Joining Pelosi, Hoyer says lawmakers should be free to trade stocks
House Majority Leader Steny Hoyer (D-Md.) on Wednesday rejected the idea that members of Congress should be barred from owning or trading stocks, arguing that lawmakers should have the same financial privileges as any other American.
The issue has come under increased scrutiny in recent months following revelations that dozens of lawmakers may have violated existing laws designed to eliminate conflicts of interest between legislators and the investments they make — revelations that have triggered a series of proposed legislative fixes from members of both parties.
Hoyer emphasized that he himself owns no stocks, and he welcomed the notion that various committees have signaled an intent to examine those proposals.
“But,” he added, “my general feeling is that members ought not to be in a different situation that they would otherwise be if they weren’t members of Congress.”
“As long as they do so legally, without having some special advantage, my immediate reaction is that it should not be precluded.”
That position puts Hoyer in the same camp as Speaker Nancy Pelosi (D-Calif.), who made waves last month in defending congressional stock traders.
“We’re a free market economy,” Pelosi said at the time. “They should be able to participate in that.”
The comments have raised plenty of eyebrows on and off of Capitol Hill, not least because Pelosi, who ranks among the wealthiest members of Congress, identifies millions of dollars in stocks as part of her annual financial disclosures. The list includes investments in major companies like Apple, Visa and Facebook, all of which have fierce lobbying operations designed to influence a host of legislation before Congress.
Pelosi’s office has repeatedly defended her position, saying those investments are held by her husband, and she has neither control over, nor knowledge of, how they are managed.
Still, a growing number of lawmakers — including members of Pelosi’s House Democratic Caucus — are voicing concerns that stock ownership among members of Congress can create damaging public perceptions that lawmakers are trading on nonpublic information gleaned from their unique work on Capitol Hill, or that they’re crafting legislation with designs to boost their own financial well-being.

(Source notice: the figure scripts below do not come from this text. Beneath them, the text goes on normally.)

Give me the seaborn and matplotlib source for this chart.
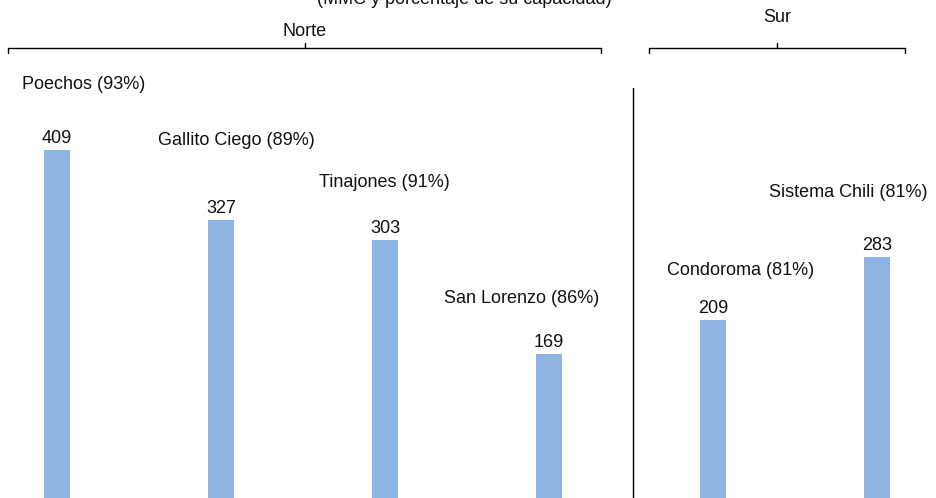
import matplotlib
matplotlib.use("Agg")
import matplotlib.pyplot as plt
import seaborn as sns

# Volumen almacenado (MMC) y porcentaje de capacidad
embalses = ["Poechos", "Gallito Ciego", "Tinajones", "San Lorenzo", "Condoroma", "Sistema Chili"]
volumen = [409, 327, 303, 169, 209, 283]
capacidad = [93, 89, 91, 86, 81, 81]
regiones = ["Norte", "Sur"]

# desplazamientos (px) de las etiquetas de nombre respecto al tope de cada barra
offsets_nombre = [(27, 65), (15, 79), (-1, 58), (-27, 56), (28, 50), (-29, 65)]

sns.set_theme(style="white")
plt.rcParams["font.family"] = ["Liberation Sans", "DejaVu Sans"]

fig = plt.figure(figsize=(9.37, 4.98), dpi=100)
ax = fig.add_axes([0, 0, 1, 1])

sns.barplot(x=embalses, y=volumen, order=embalses, color="#8EB4E3",
            width=0.16, saturation=1, linewidth=0, ax=ax)

ax.set_xlim(-57 / 164, (937 - 57) / 164)
ax.set_ylim(0, 498 / 0.851)
ax.axis("off")

fs = 13
for i, (v, c) in enumerate(zip(volumen, capacidad)):
    ax.annotate(f"{v}", (i, v), xytext=(0, 3), textcoords="offset pixels",
                ha="center", va="bottom", fontsize=fs, color="#111111")
    dx, dy = offsets_nombre[i]
    ax.annotate(f"{embalses[i]} ({c}%)", (i, v), xytext=(dx, dy),
                textcoords="offset pixels", ha="center", va="center",
                fontsize=fs, color="#111111")

# separador entre Norte y Sur
tr = ax.get_xaxis_transform()
ax.plot([3.51, 3.51], [0, 1 - 88 / 498], color="black", lw=1, transform=tr, clip_on=False)

# llaves de región
def llave(x0, x1, xm, etiqueta, ylab):
    yb = 1 - 48 / 498
    ye = 1 - 53 / 498
    yt = 1 - 43 / 498
    ax.plot([x0, x0, x1, x1], [ye, yb, yb, ye], color="black", lw=1, transform=tr, clip_on=False)
    ax.plot([xm, xm], [yb, yt], color="black", lw=1, transform=tr, clip_on=False)
    ax.text(xm, ylab, etiqueta, transform=tr, ha="center", va="center", fontsize=fs, color="#111111")

llave(-0.30, 3.32, 1.51, regiones[0], 1 - 32 / 498)
llave(3.61, 5.17, 4.39, regiones[1], 1 - 17 / 498)

fig.text(0.496, 1 - 4 / 498, "(MMC y porcentaje de su capacidad)", ha="center",
         va="baseline", fontsize=fs, color="#111111")

fig.savefig("out.png", dpi=100)
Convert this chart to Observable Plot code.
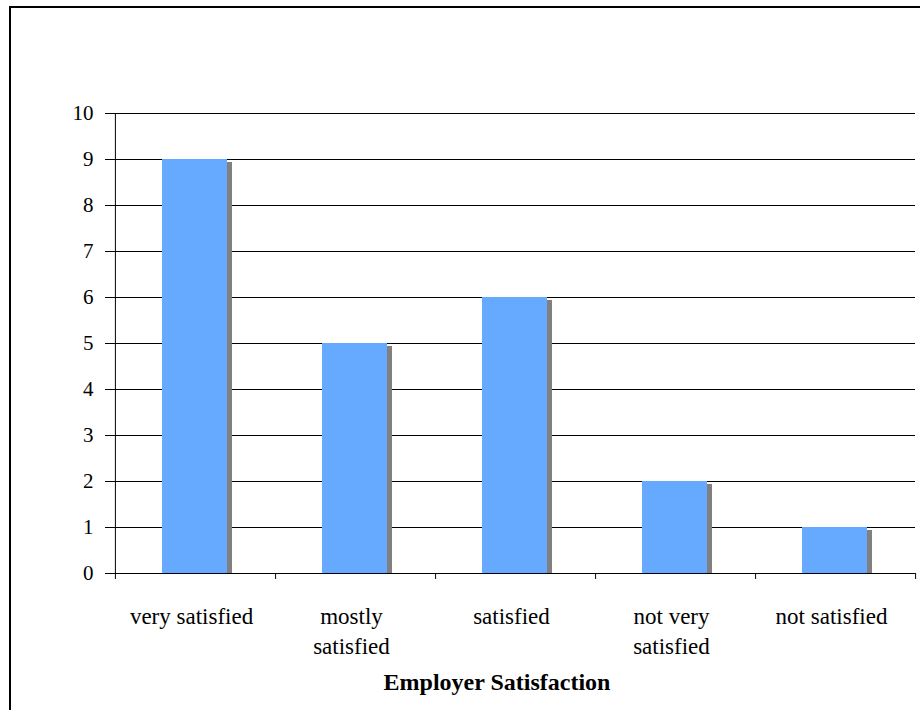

“Upholding the public trust is the number one thing that we want to do when we think about this issue,” Rep. Pete Aguilar (D-Calif.), the No. 6 House Democrat, said Wednesday.
Reps. Abigail Spanberger (D-Va.) and Chip Roy (R-Texas) have joined forces on bipartisan legislation that would require members of Congress to divest in individual stocks or shift them to a blind trust, where they would have no control over the everyday management of the investments. Others, like Rep. Alexandria Ocasio-Cortez (D-N.Y.), have gone even further, calling for an outright ban on lawmaker stock ownership.
“There is no reason members of Congress should hold and trade individual stock when we write major policy and have access to sensitive information,” Ocasio-Cortez tweeted last month. She suggested lawmakers have plenty of alternative investment tools, like index funds of thrift savings plans.
It’s hardly the first time Congress has considered the issue of congressional stock trading. In 2012, the parties united to pass the Stop Trading on Congressional Knowledge Act, or STOCK Act, which aims to bar lawmakers from trading on nonpublic information they receive in the course of their work.
That law “made it very clear,” Hoyer said Wednesday, “that any insider information that the member receives cannot be used — and is a criminal offense if used — to trade in stocks.”
Recent reports have revealed, however, that the law is not aggressively enforced. Indeed, an ongoing Business Insider investigation has found that 54 lawmakers, and more than 180 senior staffers, had violated the act, typically without penalty.
Those reports have only fueled concerns about the optics of lawmaker trading in the eyes of voters who, polls indicate, already hold Congress in historically low esteem. It’s a problem that appears to be on the minds of Democratic leaders as they weigh potential legislative remedies.
“We want to make sure that people understand we’re doing this for the right reason,” said Aguilar. “And so to the extent we need to make changes to the STOCK Act, or increase penalties or ensure further compliance with the STOCK Act, we’re not gonna hesitate to do that.”
House Minority Leader Kevin McCarthy (R-Calif.) has also jumped into the debate, pouncing on Pelosi’s defense of lawmaker trading and floating the idea that if Republicans win control of the House after November’s midterm elections, he might adopt a ban on lawmaker stock trades.
That idea was quickly panned by conservative members of his own House conference, however. And Democratic leaders have joined in the criticism, making clear Wednesday that they won’t be taking any ethical advice from the Republican leader, citing his votes to overturn the results of the 2020 presidential election and his refusal to cooperate in the investigation into the Jan. 6 attack on the Capitol.
“What we aren’t going to do is to be lectured on this issue by someone who coddled the twice-impeached president,” Aguilar said. “But we’re gonna be open to legislative solutions if it ensures compliance.”